[start of Recorded data]

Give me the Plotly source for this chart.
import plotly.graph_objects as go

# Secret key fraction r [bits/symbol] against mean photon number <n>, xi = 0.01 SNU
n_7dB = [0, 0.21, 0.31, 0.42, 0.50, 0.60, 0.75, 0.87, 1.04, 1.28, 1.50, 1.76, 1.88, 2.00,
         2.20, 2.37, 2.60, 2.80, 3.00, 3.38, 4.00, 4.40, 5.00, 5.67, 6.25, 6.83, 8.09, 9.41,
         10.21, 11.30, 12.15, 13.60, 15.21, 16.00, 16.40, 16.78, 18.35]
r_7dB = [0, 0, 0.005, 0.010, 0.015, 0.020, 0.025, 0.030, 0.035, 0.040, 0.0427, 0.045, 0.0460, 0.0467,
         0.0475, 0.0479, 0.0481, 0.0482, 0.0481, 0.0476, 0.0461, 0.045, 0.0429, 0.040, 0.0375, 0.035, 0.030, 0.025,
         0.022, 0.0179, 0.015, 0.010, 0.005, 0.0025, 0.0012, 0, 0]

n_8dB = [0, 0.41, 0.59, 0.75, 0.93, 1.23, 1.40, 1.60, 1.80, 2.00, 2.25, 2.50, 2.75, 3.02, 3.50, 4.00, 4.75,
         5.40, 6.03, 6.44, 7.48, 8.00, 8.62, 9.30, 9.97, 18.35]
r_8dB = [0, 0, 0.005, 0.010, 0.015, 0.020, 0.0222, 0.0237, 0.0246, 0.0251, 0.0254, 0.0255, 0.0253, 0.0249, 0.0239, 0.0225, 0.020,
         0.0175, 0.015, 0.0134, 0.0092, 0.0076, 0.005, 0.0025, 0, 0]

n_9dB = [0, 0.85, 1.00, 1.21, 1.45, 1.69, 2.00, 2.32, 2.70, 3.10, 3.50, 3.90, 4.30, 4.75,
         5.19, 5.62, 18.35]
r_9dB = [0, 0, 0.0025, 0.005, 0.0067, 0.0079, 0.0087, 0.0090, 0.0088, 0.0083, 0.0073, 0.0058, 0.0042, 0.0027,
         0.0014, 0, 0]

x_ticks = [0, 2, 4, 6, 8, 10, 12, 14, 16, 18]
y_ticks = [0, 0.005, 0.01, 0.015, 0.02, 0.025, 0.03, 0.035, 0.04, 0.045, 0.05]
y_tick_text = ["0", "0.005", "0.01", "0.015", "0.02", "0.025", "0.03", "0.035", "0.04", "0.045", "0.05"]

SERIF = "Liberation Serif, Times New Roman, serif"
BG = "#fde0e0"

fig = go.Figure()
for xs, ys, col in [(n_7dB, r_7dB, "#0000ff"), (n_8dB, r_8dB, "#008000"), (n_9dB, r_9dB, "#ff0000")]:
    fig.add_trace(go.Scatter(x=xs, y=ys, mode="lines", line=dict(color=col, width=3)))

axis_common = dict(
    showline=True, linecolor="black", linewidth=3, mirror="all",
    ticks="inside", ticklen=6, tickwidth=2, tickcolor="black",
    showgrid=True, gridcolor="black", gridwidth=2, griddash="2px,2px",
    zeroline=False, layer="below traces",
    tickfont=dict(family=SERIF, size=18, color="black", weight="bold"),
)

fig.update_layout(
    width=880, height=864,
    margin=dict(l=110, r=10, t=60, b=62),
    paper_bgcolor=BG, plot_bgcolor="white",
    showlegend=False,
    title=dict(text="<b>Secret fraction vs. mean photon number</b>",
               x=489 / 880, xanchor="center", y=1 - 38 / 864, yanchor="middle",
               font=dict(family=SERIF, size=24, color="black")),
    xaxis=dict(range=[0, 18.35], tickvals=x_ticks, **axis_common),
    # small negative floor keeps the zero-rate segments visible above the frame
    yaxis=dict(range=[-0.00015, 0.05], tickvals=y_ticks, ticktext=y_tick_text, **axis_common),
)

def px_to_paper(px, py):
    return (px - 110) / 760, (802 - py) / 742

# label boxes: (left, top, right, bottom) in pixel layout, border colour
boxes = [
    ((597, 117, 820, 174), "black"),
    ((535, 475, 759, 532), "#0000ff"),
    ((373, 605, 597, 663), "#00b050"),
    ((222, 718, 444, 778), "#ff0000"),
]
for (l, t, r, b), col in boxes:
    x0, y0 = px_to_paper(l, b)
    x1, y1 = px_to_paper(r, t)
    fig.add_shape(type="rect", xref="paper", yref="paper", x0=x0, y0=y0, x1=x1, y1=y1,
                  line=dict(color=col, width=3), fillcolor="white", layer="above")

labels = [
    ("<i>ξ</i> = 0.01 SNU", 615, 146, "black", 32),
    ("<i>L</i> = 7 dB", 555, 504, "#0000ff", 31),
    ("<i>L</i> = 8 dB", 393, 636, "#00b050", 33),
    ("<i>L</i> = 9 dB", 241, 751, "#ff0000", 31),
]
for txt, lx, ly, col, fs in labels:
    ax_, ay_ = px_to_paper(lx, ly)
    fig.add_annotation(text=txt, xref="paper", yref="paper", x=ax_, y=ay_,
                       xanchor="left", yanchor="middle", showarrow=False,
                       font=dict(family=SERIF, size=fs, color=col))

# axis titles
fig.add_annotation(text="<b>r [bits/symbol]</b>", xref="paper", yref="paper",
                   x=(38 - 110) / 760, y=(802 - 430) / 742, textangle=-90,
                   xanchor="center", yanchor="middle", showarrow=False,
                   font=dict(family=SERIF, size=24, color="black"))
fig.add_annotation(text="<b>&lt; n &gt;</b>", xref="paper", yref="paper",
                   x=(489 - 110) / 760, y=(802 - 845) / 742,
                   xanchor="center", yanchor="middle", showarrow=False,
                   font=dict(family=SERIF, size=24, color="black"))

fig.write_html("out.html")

[end of Recorded data]

### Your instructions
Reproduce the material in full, with no word added or dropped.

### Answer
Give me the Plotly source for this chart.
import plotly.graph_objects as go

# Secret key fraction r [bits/symbol] against mean photon number <n>, xi = 0.01 SNU
n_7dB = [0, 0.21, 0.31, 0.42, 0.50, 0.60, 0.75, 0.87, 1.04, 1.28, 1.50, 1.76, 1.88, 2.00,
         2.20, 2.37, 2.60, 2.80, 3.00, 3.38, 4.00, 4.40, 5.00, 5.67, 6.25, 6.83, 8.09, 9.41,
         10.21, 11.30, 12.15, 13.60, 15.21, 16.00, 16.40, 16.78, 18.35]
r_7dB = [0, 0, 0.005, 0.010, 0.015, 0.020, 0.025, 0.030, 0.035, 0.040, 0.0427, 0.045, 0.0460, 0.0467,
         0.0475, 0.0479, 0.0481, 0.0482, 0.0481, 0.0476, 0.0461, 0.045, 0.0429, 0.040, 0.0375, 0.035, 0.030, 0.025,
         0.022, 0.0179, 0.015, 0.010, 0.005, 0.0025, 0.0012, 0, 0]

n_8dB = [0, 0.41, 0.59, 0.75, 0.93, 1.23, 1.40, 1.60, 1.80, 2.00, 2.25, 2.50, 2.75, 3.02, 3.50, 4.00, 4.75,
         5.40, 6.03, 6.44, 7.48, 8.00, 8.62, 9.30, 9.97, 18.35]
r_8dB = [0, 0, 0.005, 0.010, 0.015, 0.020, 0.0222, 0.0237, 0.0246, 0.0251, 0.0254, 0.0255, 0.0253, 0.0249, 0.0239, 0.0225, 0.020,
         0.0175, 0.015, 0.0134, 0.0092, 0.0076, 0.005, 0.0025, 0, 0]

n_9dB = [0, 0.85, 1.00, 1.21, 1.45, 1.69, 2.00, 2.32, 2.70, 3.10, 3.50, 3.90, 4.30, 4.75,
         5.19, 5.62, 18.35]
r_9dB = [0, 0, 0.0025, 0.005, 0.0067, 0.0079, 0.0087, 0.0090, 0.0088, 0.0083, 0.0073, 0.0058, 0.0042, 0.0027,
         0.0014, 0, 0]

x_ticks = [0, 2, 4, 6, 8, 10, 12, 14, 16, 18]
y_ticks = [0, 0.005, 0.01, 0.015, 0.02, 0.025, 0.03, 0.035, 0.04, 0.045, 0.05]
y_tick_text = ["0", "0.005", "0.01", "0.015", "0.02", "0.025", "0.03", "0.035", "0.04", "0.045", "0.05"]

SERIF = "Liberation Serif, Times New Roman, serif"
BG = "#fde0e0"

fig = go.Figure()
for xs, ys, col in [(n_7dB, r_7dB, "#0000ff"), (n_8dB, r_8dB, "#008000"), (n_9dB, r_9dB, "#ff0000")]:
    fig.add_trace(go.Scatter(x=xs, y=ys, mode="lines", line=dict(color=col, width=3)))

axis_common = dict(
    showline=True, linecolor="black", linewidth=3, mirror="all",
    ticks="inside", ticklen=6, tickwidth=2, tickcolor="black",
    showgrid=True, gridcolor="black", gridwidth=2, griddash="2px,2px",
    zeroline=False, layer="below traces",
    tickfont=dict(family=SERIF, size=18, color="black", weight="bold"),
)

fig.update_layout(
    width=880, height=864,
    margin=dict(l=110, r=10, t=60, b=62),
    paper_bgcolor=BG, plot_bgcolor="white",
    showlegend=False,
    title=dict(text="<b>Secret fraction vs. mean photon number</b>",
               x=489 / 880, xanchor="center", y=1 - 38 / 864, yanchor="middle",
               font=dict(family=SERIF, size=24, color="black")),
    xaxis=dict(range=[0, 18.35], tickvals=x_ticks, **axis_common),
    # small negative floor keeps the zero-rate segments visible above the frame
    yaxis=dict(range=[-0.00015, 0.05], tickvals=y_ticks, ticktext=y_tick_text, **axis_common),
)

def px_to_paper(px, py):
    return (px - 110) / 760, (802 - py) / 742

# label boxes: (left, top, right, bottom) in pixel layout, border colour
boxes = [
    ((597, 117, 820, 174), "black"),
    ((535, 475, 759, 532), "#0000ff"),
    ((373, 605, 597, 663), "#00b050"),
    ((222, 718, 444, 778), "#ff0000"),
]
for (l, t, r, b), col in boxes:
    x0, y0 = px_to_paper(l, b)
    x1, y1 = px_to_paper(r, t)
    fig.add_shape(type="rect", xref="paper", yref="paper", x0=x0, y0=y0, x1=x1, y1=y1,
                  line=dict(color=col, width=3), fillcolor="white", layer="above")

labels = [
    ("<i>ξ</i> = 0.01 SNU", 615, 146, "black", 32),
    ("<i>L</i> = 7 dB", 555, 504, "#0000ff", 31),
    ("<i>L</i> = 8 dB", 393, 636, "#00b050", 33),
    ("<i>L</i> = 9 dB", 241, 751, "#ff0000", 31),
]
for txt, lx, ly, col, fs in labels:
    ax_, ay_ = px_to_paper(lx, ly)
    fig.add_annotation(text=txt, xref="paper", yref="paper", x=ax_, y=ay_,
                       xanchor="left", yanchor="middle", showarrow=False,
                       font=dict(family=SERIF, size=fs, color=col))

# axis titles
fig.add_annotation(text="<b>r [bits/symbol]</b>", xref="paper", yref="paper",
                   x=(38 - 110) / 760, y=(802 - 430) / 742, textangle=-90,
                   xanchor="center", yanchor="middle", showarrow=False,
                   font=dict(family=SERIF, size=24, color="black"))
fig.add_annotation(text="<b>&lt; n &gt;</b>", xref="paper", yref="paper",
                   x=(489 - 110) / 760, y=(802 - 845) / 742,
                   xanchor="center", yanchor="middle", showarrow=False,
                   font=dict(family=SERIF, size=24, color="black"))

fig.write_html("out.html")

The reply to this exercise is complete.